Par Awa Cheikh Faye
Après plusieurs tentatives, le Niger s’est finalement départie de l’hymne national qu’elle avait hérité de l’époque des indépendances.
L’hymne "La Nigérienne" écrit par le français Maurice Albert Thiriet a été abandonné au profit de "l’Honneur de la Patrie".
Les détracteurs de la Nigérienne, et ils sont nombreux, dénoncent en effet des messages faisant ressortir un rapport de dépendance, de subordination, d'inféodalité et de racisme.
Les parties "Soyons fiers et reconnaissants / de notre liberté nouvelle" et "évitons les vaines querelles" en particulier ont continuellement soulevé l'ire des Nigériens.
Le professeur Boubé Namaïwa qui qualifie ces passages d'"irrévérencieux, à la limite de l’insulte" voit dans l'abandon de la Nigérienne une façon de "régler une dette culturelle et historique".

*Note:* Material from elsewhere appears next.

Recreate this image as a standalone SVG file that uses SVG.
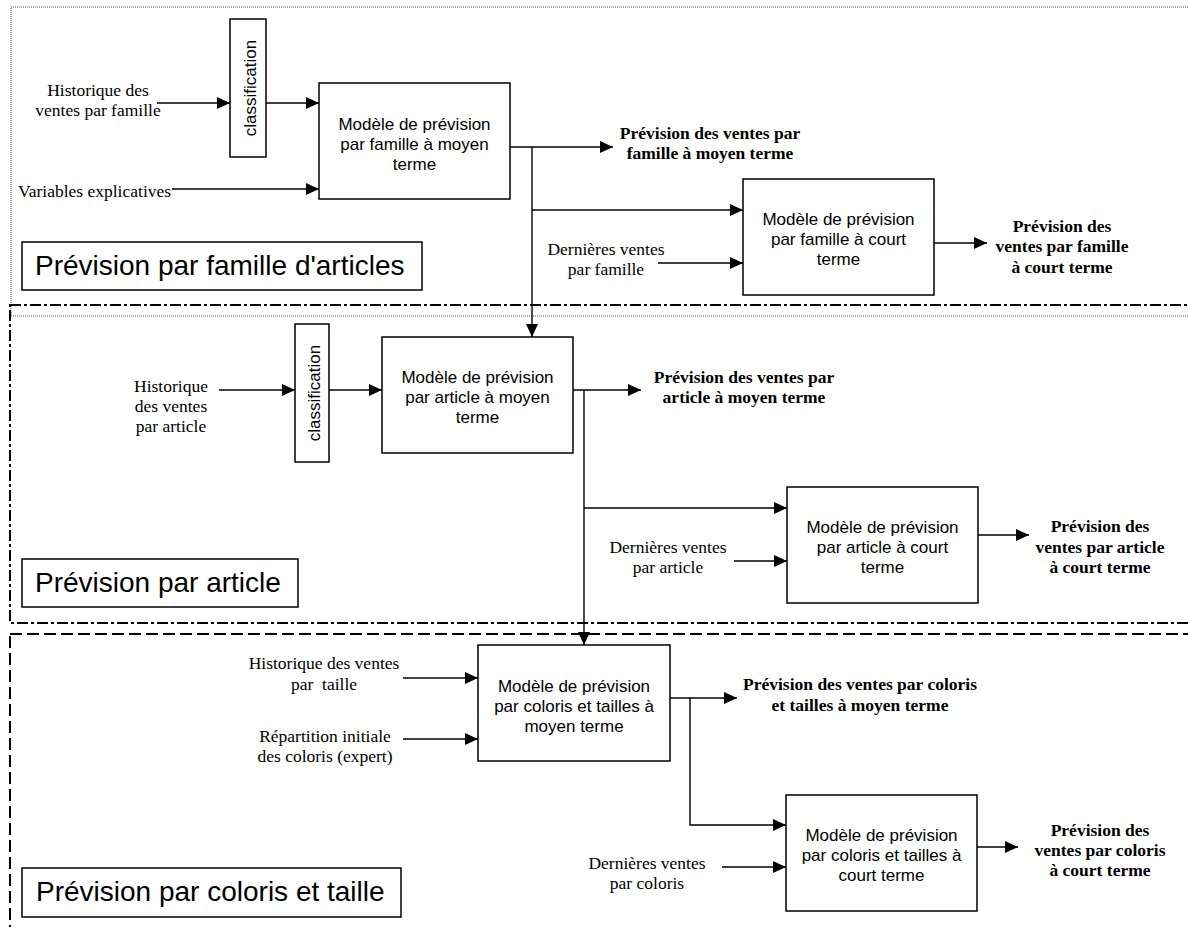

L’enseignant-chercheur au département de philosophie de l’Université Cheikh Anta Diop de Dakar dénonce "des remarques, des sous-entendu qui, au-delà du Niger, concernent toute l’Afrique…. Une Afrique usée, une Afrique fatiguée, qui doit faire appel à l’ancien colonisateur pour lui donner un nouveau souffle".
L'identité nigérienne
Si l’idée d’adapter l'hymne nationale aux réalités socio-historico-culturelles du pays est acceptée et souvent appelée de leurs vœux par les Nigériens, "L'honneur de la Patrie" est loin de faire l’unanimité.
L’artiste nigérien Jhonel Le Slameur s’en est ouvert sur sa page Facebook.
"Je viens d'entendre le nouvel hymne national. Permettez-moi sans offenser personne de vous exprimer mes regrets. Il n'y a pas de phrases qui me donnent envie de sortir du lit le matin. Aucune image ne reflète l'espérance que je désire pour mon pays. Sans poésie. Terne et plat" écrit l’artiste nigérien.
"Vous dites que le premier ne représente pas le pays parce que c'est un colon qui l'a écrit? Si vous ne pouvez pas faire mieux que le colon, ne faites pas moins que lui" ajoute-t-il.
Aller de l'avant
La député nigérienne Nana Djoubie Harouna Maty, elle, apprécie la mélodie. "Je n’aime pas le rythme" lance-t-elle à TRT AFRIKA, tout sourire.
"Je ne sais pas comment je vais la chanter. Ce n’est pas exceptionnel. Sur les réseaux sociaux j’ai vu beaucoup de nigérien le souligner. C’est du déjà entendu" tranche l’élue.
Nana Djoubie Harouna Maty souligne, par ailleurs, un manque d’inclusivité dans le processus d’écriture du nouvel hymne, pointant des défaillances, qu’elle espère voir résolues dans l’avenir.
"L’hymne, c’est la voix qu’une mère peut avoir pour son fils. Lorsque vous vous retrouvez dans certaines situations et que vous entendez l’hymne de votre pays vous avez l’impression d’entendre la voix de votre maman. Aujourd’hui s’il y a des frères qui ne ressentent pas la même chose, (je me demande) si cette mère-là a bien parlé" dit-elle, traduisant de façon imagée son opinion du nouvel hymne.
Mais pour le professeur Namaïwa, le nouvel hymne répond davantage aux aspirations du Niger d’aujourd’hui.
"A travers ce nouvel hymne nous devons crier notre colère du passé et nous réapproprier le texte et toutes les valeurs qu’il véhicule afin de s’affranchir d’une écœurante tutelle. Et nous avons à cet effet voulu concocter un texte à notre sauce, un texte avec des mots qui nous parlent, des mots qui sont les nôtres, des mots qui nous élèvent et de mots qui nous font vibrer."
"Le Niger d’aujourd’hui doit être un Niger qui doit avancer sans oublier sa mémoire. Nous avons tenu à privilégier ce texte parce qu’il nous permet de sortir du labyrinthe des habitudes et des nostalgies inopérantes…pour nous interroger sur le sens et la substance des mots de l’ancienne Nigérienne que nous avons malheureusement consommés avec une certaine délectation", conclut professeur NAMAÎWA.
Le Niger a adopté le jeudi 22 juin 2023, la loi modifiant l'article premier de la constitution pour intégrer le texte du nouvel "Hymne de la République", intitulé "L’honneur de la patrie".